[Stored dataset items]

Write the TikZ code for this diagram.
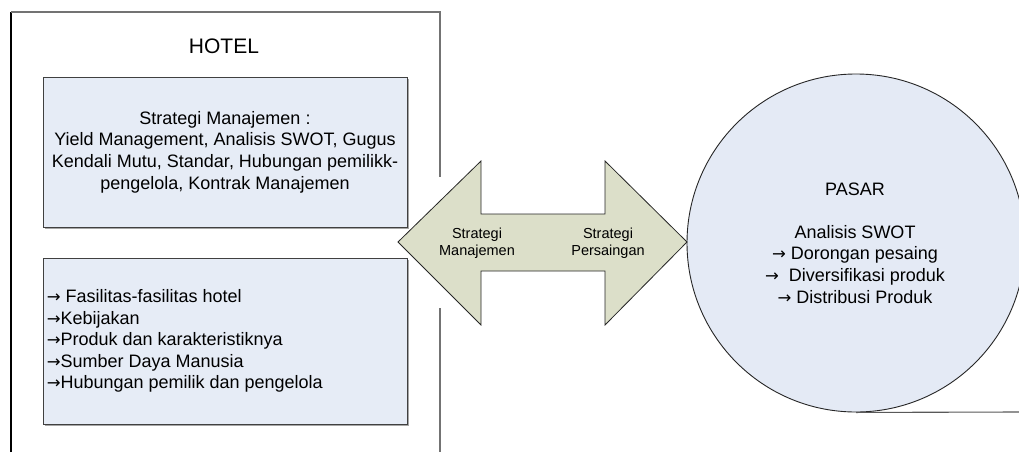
\documentclass[tikz,border=0pt]{standalone}
\usepackage{fontspec}
\setmainfont{Liberation Sans}
\newfontfamily\arrowfont{DejaVu Sans}
\newcommand\rarr{{\arrowfont\fontsize{16.5}{21.6}\selectfont →}}
\begin{document}
\begin{tikzpicture}[x=1pt,y=-1pt,
  frame/.style={draw=black!55,line width=1.1pt},
  infobox/.style={draw=black!75,line width=0.9pt,fill=boxblue},
  txt/.style={font=\fontsize{18}{21.6}\selectfont,inner sep=0pt},
  small/.style={font=\fontsize{14.5}{17}\selectfont,inner sep=0pt,align=center}]
\definecolor{boxblue}{HTML}{E6ECF6}
\definecolor{pasarblue}{HTML}{E4EAF5}
\definecolor{arrowfill}{HTML}{DCDFC9}
\useasboundingbox (0,0) rectangle (1019,452);
\clip (0,0) rectangle (1019,452);
\fill[white] (0,0) rectangle (1019,452);

% hotel frame (open at the bottom, broken on the right for the arrow)
\draw[line width=1.1pt,black] (11,452) -- (11,12);
\draw[frame] (11,12) -- (440,12) -- (440,177);
\draw[frame] (440,308) -- (440,452);
\node[font=\fontsize{21}{25}\selectfont,inner sep=0pt] (hotel) at (224,46) {HOTEL};

% management strategy box
\fill[black!35] (45,79) rectangle (409,229);
\node[infobox,minimum width=364pt,minimum height=150pt,inner sep=0pt] (mgmt) at (225,152) {};
\node[txt,align=center] (mgmttext) at (mgmt.center) {Strategi Manajemen :\\Yield Management, Analisis SWOT, Gugus\\Kendali Mutu, Standar, Hubungan pemilikk-\\pengelola, Kontrak Manajemen};

% internal factors box
\fill[black!35] (45,260) rectangle (409,426);
\node[infobox,minimum width=364pt,minimum height=166pt,inner sep=0pt] (factors) at (225,341) {};
\node[txt,align=left,anchor=west] (factorstext) at ([xshift=4pt]factors.west) {\rarr\ Fasilitas-fasilitas hotel\\\rarr Kebijakan\\\rarr Produk dan karakteristiknya\\\rarr Sumber Daya Manusia\\\rarr Hubungan pemilik dan pengelola};

% market circle
\node[circle,draw=black!85,line width=0.9pt,fill=pasarblue,minimum size=338pt,inner sep=0pt] (pasar) at (856,243) {};
\draw[line width=1.1pt,black!65] (pasar.south) -- (1019,412);
\node[txt,align=center] (pasartext) at (855,243) {PASAR\\\mbox{}\\Analisis SWOT\\\rarr\ Dorongan pesaing\\\rarr\ \ Diversifikasi produk\\\rarr\ Distribusi Produk};

% two-headed strategy arrow
\draw[draw=black!85,line width=0.8pt,fill=arrowfill,line join=miter]
  (398,242) -- (481,161) -- (481,214) -- (605,214) -- (605,161) -- (687,242)
  -- (605,325) -- (605,271) -- (481,271) -- (481,325) -- cycle;
\node[small] (mgmtlabel) at (477,243) {Strategi\\Manajemen};
\node[small] (complabel) at (608,243) {Strategi\\Persaingan};
\end{tikzpicture}
\end{document}
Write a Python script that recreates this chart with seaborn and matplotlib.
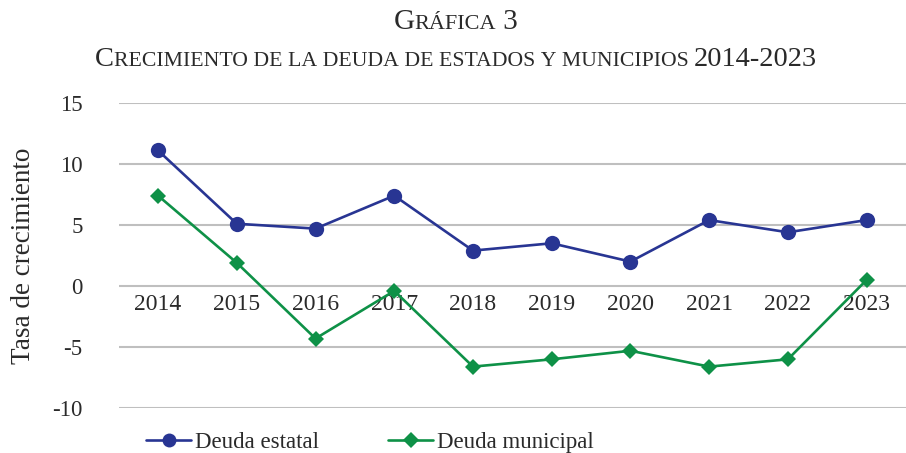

| The request |
Return every line above that contains the word "Write".

| Solution for this exercise |
Write the TikZ code for this diagram.
Write a Python script that recreates this chart with seaborn and matplotlib.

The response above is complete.